Bisa kita katakan, atas peran signifikan Syekh Hamzah Fansuri dan Syekh Abdurrauf As-Singkil, bersama ulama lain dan petinggi kerajaan yang tangguh, kreatif, inovatif, dan ditopang oleh elemen masyarakat lainnya, peradaban Aceh tertata dengan baik, maju, dan bermartabat dalam bingkai syariat Islam yang kental.
Sebagai bukti, ada “hadih maja” yang sangat populer dan fenomenal di Aceh berbunyi: Adat bak Poteumeureuhom, hukum bak Syiah Kuala, qanun bak Putroe Phang, reusam bak Lakseumana. Hukom ngon adat, lagee zat ngon sifeut.
Sehingga ketika itu, tak pelak lagi, Kerajaan Aceh Darussalam, menjadi kerajaan terhebat di dunia. Aceh menjadi negeri yang aman, damai, dan sejahtera. Dengan kata lain, negeri baldatun thayyibatun wa rabbun ghafur. Bahkan, Aceh Darussalam menjadi pusat tamadun di Nusantara.
Di samping itu, Kerajaan Aceh Darussalam menjadi panutan bagi negara-negara lain sebagai kerajaan yang berhasil merekonsiliasi konflik atau pertentangan yang sebelumnya tak kunjung terselesaikan, yaitu antara Syekh Hamzah Fansuri dengan Syekh Nuruddin Ar-Raniry tentang paham Wahdatul Wujud. Termasuk pula perbedaan pendapat ulama tentang boleh tidaknya perempuan menjadi raja (sultanah).
Kemudian, kedua ulama itu merupakan pembawa dan pengembang dan terus-menerus melakukan gerakan pembaruan neosufisme sehingga ajaran-ajaran keduanya menjadi sangat dominan masyhur dalam penghayatan agama dalam Kerajaan Aceh Darussalam.

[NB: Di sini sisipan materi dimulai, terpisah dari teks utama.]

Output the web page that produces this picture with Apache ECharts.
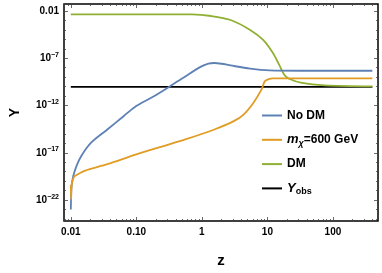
<!DOCTYPE html>
<html><head><meta charset="utf-8">
<script src="https://cdn.jsdelivr.net/npm/echarts@6/dist/echarts.min.js"></script>
<style>html,body{margin:0;padding:0;background:#fff}#c{width:382px;height:273px}</style>
</head><body><div id="c"></div>
<script>
// ---- data (z, Y) ----
const zNoDM = [0.01, 0.01014, 0.01028, 0.01059, 0.01089, 0.01219, 0.01445, 0.0204, 0.0361, 0.0638, 0.0951, 0.174, 0.315, 0.557, 0.986, 1.26, 1.55, 2.0, 2.75, 5.46, 10.8, 31.6, 400];
const yNoDM = [1e-23, 5e-22, 3.2e-21, 1.26e-20, 3.6e-20, 4e-19, 4.6e-18, 1.17e-16, 2.95e-15, 7.4e-14, 7.2e-13, 7.4e-12, 9.3e-11, 1.2e-9, 1.38e-8, 2.75e-8, 3.16e-8, 2.63e-8, 1.74e-8, 7.9e-9, 5.2e-9, 4.8e-9, 4.8e-9];

const zM600 = [0.01, 0.01009, 0.01023, 0.01059, 0.01109, 0.01153, 0.01626, 0.0361, 0.1, 0.251, 0.557, 1.55, 3.07, 4.33, 6.1, 8.11, 9.12, 10.5, 12.1, 24, 400];
const yM600 = [4e-21, 1.26e-22, 2.5e-21, 1.12e-20, 2.5e-20, 3.6e-20, 1.26e-19, 6.3e-19, 6.9e-18, 4.8e-17, 2.6e-16, 2.95e-15, 2.24e-14, 1.12e-13, 1.9e-12, 4.8e-11, 3.6e-10, 6.3e-10, 7.4e-10, 7.4e-10, 7.4e-10];

const zDM = [0.01, 0.316, 0.7, 1.39, 2.75, 5.46, 8.61, 12.1, 15.1, 18.1, 21.4, 33.9, 74, 400];
const yDM = [4.5e-3, 4.5e-3, 4.4e-3, 2.95e-3, 1.12e-3, 1e-4, 8.9e-6, 3.8e-7, 2.1e-8, 1.8e-9, 6.9e-10, 2.45e-10, 1.38e-10, 1.07e-10];

const zObs = [0.01, 400];
const yObs = [9.3e-11, 9.3e-11];

const xTickVals = [0.01, 0.1, 1, 10, 100];
const xTickLabels = ['0.01', '0.10', '1', '10', '100'];
const yTickVals = [1e-2, 1e-7, 1e-12, 1e-17, 1e-22];
const yTickLabels = ['0.01', '10^-7', '10^-12', '10^-17', '10^-22'];

// ---- build ----
const L = Math.log10;
const pairs = (zs, ys) => zs.map((z, i) => [L(z), L(ys[i])]);
const xMin = -2.104, xMax = 2.688, yMin = -24.21, yMax = -1.26;
const xMajor = xTickVals.map(v => Math.round(L(v)));
const xMinor = [];
for (let d = -3; d <= 2; d++) for (let k = 2; k <= 9; k++) { const v = d + L(k); if (v > xMin && v < xMax) xMinor.push(v); }
const yMajor = yTickVals.map(v => Math.round(L(v)));
const yMinor = [];
for (let d = -24; d <= -2; d++) if (!yMajor.includes(d)) yMinor.push(d);

const FONT = 'Liberation Sans';
const tickColor = '#444';

function xLabel(v) { const i = xMajor.indexOf(Math.round(v)); return i >= 0 ? xTickLabels[i] : ''; }
function yLabel(v) {
  const i = yMajor.indexOf(Math.round(v)); if (i < 0) return '';
  const t = yTickLabels[i];
  if (t.indexOf('^') < 0) return t;
  const [b, e] = t.split('^');
  return '{b|' + b + '}{s|' + e.replace('-', '\u2212') + '}';
}

function xAx(pos, ticks, len, labels, extra) {
  return Object.assign({
    type: 'value', min: xMin, max: xMax, position: pos,
    axisLine: { show: false, onZero: false }, splitLine: { show: false },
    axisTick: { show: true, inside: true, length: len, customValues: ticks, lineStyle: { color: tickColor, width: 0.8 } },
    axisLabel: labels ? { show: true, customValues: xMajor, formatter: xLabel, margin: 6, fontFamily: FONT, fontWeight: 'bold', fontSize: 10, color: '#000' } : { show: false }
  }, extra || {});
}
function yAx(pos, ticks, len, labels, extra) {
  return Object.assign({
    type: 'value', min: yMin, max: yMax, position: pos,
    axisLine: { show: false, onZero: false }, splitLine: { show: false },
    axisTick: { show: true, inside: true, length: len, customValues: ticks, lineStyle: { color: tickColor, width: 0.8 } },
    axisLabel: labels ? {
      show: true, customValues: yMajor, formatter: yLabel, margin: 5,
      fontFamily: FONT, fontWeight: 'bold', fontSize: 10, color: '#000',
      rich: {
        b: { fontFamily: FONT, fontWeight: 'bold', fontSize: 10, color: '#000', lineHeight: 14 },
        s: { fontFamily: FONT, fontWeight: 'bold', fontSize: 7, color: '#000', lineHeight: 9, verticalAlign: 'top' }
      }
    } : { show: false }
  }, extra || {});
}

const chart = echarts.init(document.getElementById('c'), null, { renderer: 'canvas' });
const legendRich = {
  n: { fontFamily: FONT, fontWeight: 'bold', fontSize: 12, color: '#000', lineHeight: 16 },
  i: { fontFamily: FONT, fontStyle: 'italic', fontWeight: 'bold', fontSize: 13, color: '#000', lineHeight: 16 },
  s: { fontFamily: FONT, fontStyle: 'italic', fontWeight: 'bold', fontSize: 9, color: '#000', lineHeight: 10, verticalAlign: 'bottom' },
  so: { fontFamily: FONT, fontWeight: 'bold', fontSize: 9, color: '#000', lineHeight: 10, verticalAlign: 'bottom' }
};
const legendText = {
  'No DM': '{n|No DM}',
  'mx': '{i|m}{s|\u03C7}{n|=600 GeV}',
  'DM': '{n|DM}',
  'Yobs': '{i|Y}{so|obs}'
};

chart.setOption({
  animation: false,
  backgroundColor: '#fff',
  grid: { left: 55.5, right: 4, top: 4, bottom: 51, show: true, borderColor: '#000', borderWidth: 1.5, backgroundColor: 'transparent' },
  xAxis: [
    xAx('bottom', xMajor, 4, true, { name: 'z', nameLocation: 'middle', nameGap: 32, nameTextStyle: { fontFamily: FONT, fontWeight: 'bold', fontSize: 15, color: '#000' } }),
    xAx('bottom', xMinor, 2, false),
    xAx('top', xMajor, 4, false),
    xAx('top', xMinor, 2, false)
  ],
  yAxis: [
    yAx('left', yMajor, 4, true, { name: 'Y', nameLocation: 'middle', nameRotate: 90, nameGap: 42, nameTextStyle: { fontFamily: FONT, fontWeight: 'bold', fontSize: 14, color: '#000' } }),
    yAx('left', yMinor, 2, false),
    yAx('right', yMajor, 4, false),
    yAx('right', yMinor, 2, false)
  ],
  legend: {
    orient: 'vertical', left: 262, top: 107.5, padding: 0, itemGap: 8.3, itemWidth: 20, itemHeight: 2, icon: 'rect',
    data: ['No DM', 'mx', 'DM', 'Yobs'],
    formatter: n => legendText[n],
    textStyle: { fontFamily: FONT, fontWeight: 'bold', fontSize: 12, color: '#000', lineHeight: 16, rich: legendRich }
  },
  series: [
    { name: 'No DM', type: 'line', data: pairs(zNoDM, yNoDM), showSymbol: false, smooth: 0.3, lineStyle: { color: '#5E81B5', width: 1.8 }, itemStyle: { color: '#5E81B5' }, z: 3 },
    { name: 'mx', type: 'line', data: pairs(zM600, yM600), showSymbol: false, smooth: 0.3, lineStyle: { color: '#E19C24', width: 1.8 }, itemStyle: { color: '#E19C24' }, z: 4 },
    { name: 'DM', type: 'line', data: pairs(zDM, yDM), showSymbol: false, smooth: 0.3, lineStyle: { color: '#8FB032', width: 1.8 }, itemStyle: { color: '#8FB032' }, z: 2 },
    { name: 'Yobs', type: 'line', data: pairs(zObs, yObs), showSymbol: false, lineStyle: { color: '#000', width: 1.8 }, itemStyle: { color: '#000' }, z: 1 }
  ]
});
</script></body></html>
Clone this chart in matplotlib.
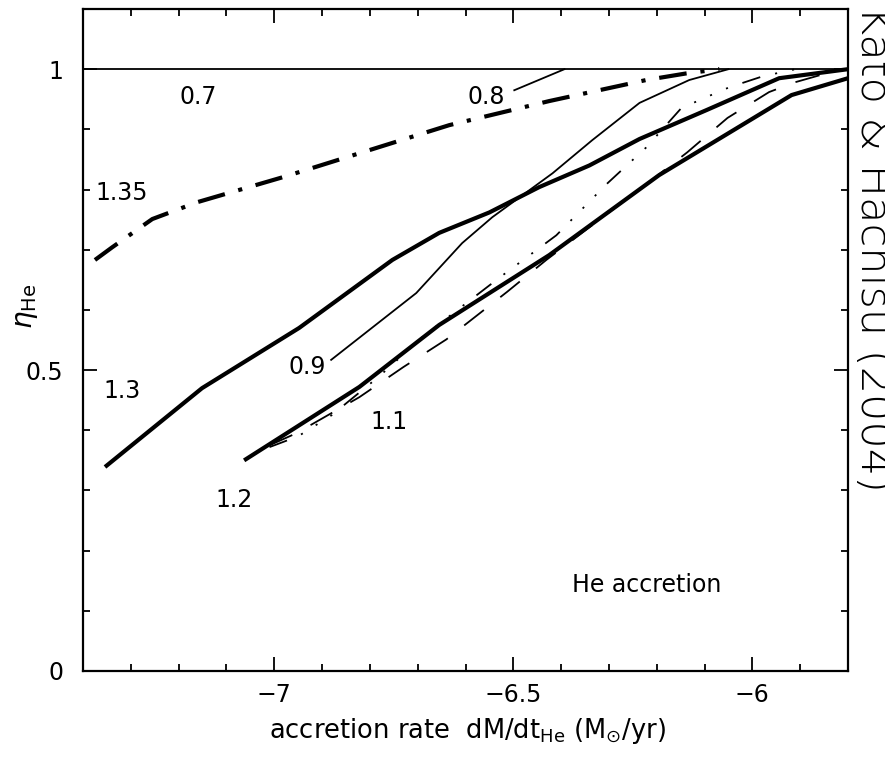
import matplotlib
matplotlib.use('Agg')
from matplotlib import pyplot as plt
from matplotlib.ticker import MultipleLocator

# eta_He vs log accretion rate, one curve per WD mass (Msun)
m07_x = [-7.4, -5.8]
m07_y = [1.0, 1.0]
m08_x = [-6.498, -6.393]
m08_y = [0.965, 1.0]
m09_x = [-6.881, -6.703, -6.607, -6.544, -6.418, -6.335, -6.236, -6.132, -6.05]
m09_y = [0.517, 0.628, 0.711, 0.754, 0.827, 0.882, 0.944, 0.982, 1.0]
m10_x = [-7.01, -6.95, -6.88, -6.78, -6.69, -6.62, -6.53, -6.41, -6.305, -6.222,
         -6.149, -6.098, -6.048, -5.979, -5.91]
m10_y = [0.372, 0.39, 0.425, 0.49, 0.555, 0.598, 0.653, 0.724, 0.809, 0.870,
         0.935, 0.953, 0.970, 0.988, 1.0]
m11_x = [-7.01, -6.954, -6.822, -6.73, -6.64, -6.513, -6.431, -6.22, -6.136,
         -6.052, -5.965, -5.912, -5.85, -5.8]
m11_y = [0.375, 0.395, 0.455, 0.505, 0.551, 0.630, 0.683, 0.810, 0.862,
         0.919, 0.962, 0.978, 0.992, 1.0]
m12_x = [-7.063, -6.822, -6.655, -6.425, -6.195, -5.918, -5.80]
m12_y = [0.350, 0.472, 0.575, 0.691, 0.824, 0.957, 0.985]
m13_x = [-7.354, -7.151, -6.948, -6.753, -6.655, -6.550, -6.446, -6.341, -6.236,
         -6.096, -5.944, -5.80]
m13_y = [0.339, 0.470, 0.570, 0.683, 0.728, 0.762, 0.804, 0.840, 0.884,
         0.932, 0.985, 1.0]
m135_x = [-7.375, -7.339, -7.255, -7.161, -6.98, -6.634, -6.425, -6.222, -6.138, -6.069]
m135_y = [0.683, 0.704, 0.751, 0.779, 0.821, 0.907, 0.947, 0.982, 0.993, 1.0]

label_txt = ['0.7', '0.8', '0.9', '1.1', '1.2', '1.3', '1.35']
label_x = [-7.159, -6.556, -6.931, -6.759, -7.084, -7.318, -7.32]
label_y = [0.954, 0.954, 0.505, 0.414, 0.284, 0.465, 0.794]

plt.rcParams['lines.scale_dashes'] = False
plt.rcParams['font.family'] = ['DejaVu Sans']

fig = plt.figure(figsize=(8.85, 7.71), dpi=100)
ax = fig.add_axes([83/885, 1 - 671/771, (848-83)/885, (671-9)/771])

thin = 1.3
thick = 3.0
ax.plot(m07_x, m07_y, color='black', lw=thin)
ax.plot(m08_x, m08_y, color='black', lw=thin)
ax.plot(m09_x, m09_y, color='black', lw=thin)
ax.plot(m10_x, m10_y, color='black', lw=thin, dash_capstyle='butt',
        dashes=(13.5, 11, 1.5, 11, 1.5, 11, 1.5, 11))
ax.plot(m11_x, m11_y, color='black', lw=thin, dash_capstyle='butt', dashes=(18, 15))
ax.plot(m12_x, m12_y, color='black', lw=thick, solid_capstyle='butt')
ax.plot(m13_x, m13_y, color='black', lw=thick, solid_capstyle='butt')
ax.plot(m135_x, m135_y, color='black', lw=thick, dash_capstyle='butt',
        dashes=(20, 10, 3, 10))

for t, x, y in zip(label_txt, label_x, label_y):
    ax.text(x, y, t, fontsize=17, ha='center', va='center')
ax.text(-6.222, 0.143, 'He accretion', fontsize=17, ha='center', va='center')

ax.set_xlim(-7.4, -5.8)
ax.set_ylim(0, 1.1)
ax.xaxis.set_minor_locator(MultipleLocator(0.1))
ax.yaxis.set_minor_locator(MultipleLocator(0.1))
ax.set_xticks([-7, -6.5, -6])
ax.set_xticklabels(['\u22127', '\u22126.5', '\u22126'])
ax.set_yticks([0, 0.5, 1])
ax.set_yticklabels(['0', '0.5', '1'])
ax.tick_params(which='both', direction='in', top=True, right=True, width=1.3, labelsize=17)
ax.tick_params(which='major', length=10)
ax.tick_params(which='minor', length=5)
ax.tick_params(axis='x', pad=9)
ax.tick_params(axis='y', pad=14)
for s in ax.spines.values():
    s.set_linewidth(1.6)

ax.set_xlabel(r'accretion rate  dM/dt$_{\rm He}$ (M$_{\odot}$/yr)', fontsize=18.5)
ax.xaxis.set_label_coords(0.503, -0.068)
ax.set_ylabel(r'$\eta_{\rm He}$', fontsize=20)
ax.yaxis.set_label_coords(-0.056, 0.55)

fig.text(853/885, 1 - 6/771, 'Kato & Hachisu (2004)', rotation=-90, ha='left', va='top',
         fontsize=31, fontweight='light')

fig.savefig('out.png', dpi=100)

Nah, dalam Kongres Peradaban Aceh II yang berlangsung di ISBI yang panelisnya Wali Nanggroe Aceh, Paduka YM Malik Mahmud Al-Haythar, Ketua Umum PP Diaspora Global Aceh, Dr Ir Mustafa Abubakar MSi, Setdakab Provinsi Aceh, Azwardi, Pangdam IM Aceh, Nico Fahriza, dan Rektor ISBI Prof Wildan, agaknya perlu kita kilas balik (direkonstruksi) pemikiran dan kiprah serta tatanan peradaban yang telah diimplementasikan atau ditorehkan oleh kedua ulama Syekh Hamzah Fansuri dan Syekh Abdurrauf As-Singkili bersama ulama lainnya semasa Kerajaan Aceh Darussalam.
Kemudian, semua itu dijadikan sebagai spirit untuk membangun peradaban Aceh baru. Paling tidak, sebagai opsi alternatif untuk memperkuat spiritualisme dalam rangka mengadang peradaban moderrnisme berbasis rasionalisme dan materialisme yang dikembangkan negara-negara Eropa. Dalam artian, Pemerintah Aceh sekarang, harus menguatkan kembali peradaban Aceh Darussalam dan menyesuaikannya dengan situasi kekinian. Sebab, Aceh adalah bangsa yang sangat besar. Bukan saja dilihat secara fisik, tetapi dari makna kebesaran itu sendiri, seperti sejarahnya, etos juang, militansi, heroisme, dan peradaban masa lalunya.
Kebesaran Aceh ini, bisa tercapai dengan tatanan peradaban yang tinggi dan bermartabat yang dibingkai syariat Islam. Tanpa itu, Aceh sulit maju dan berkembang.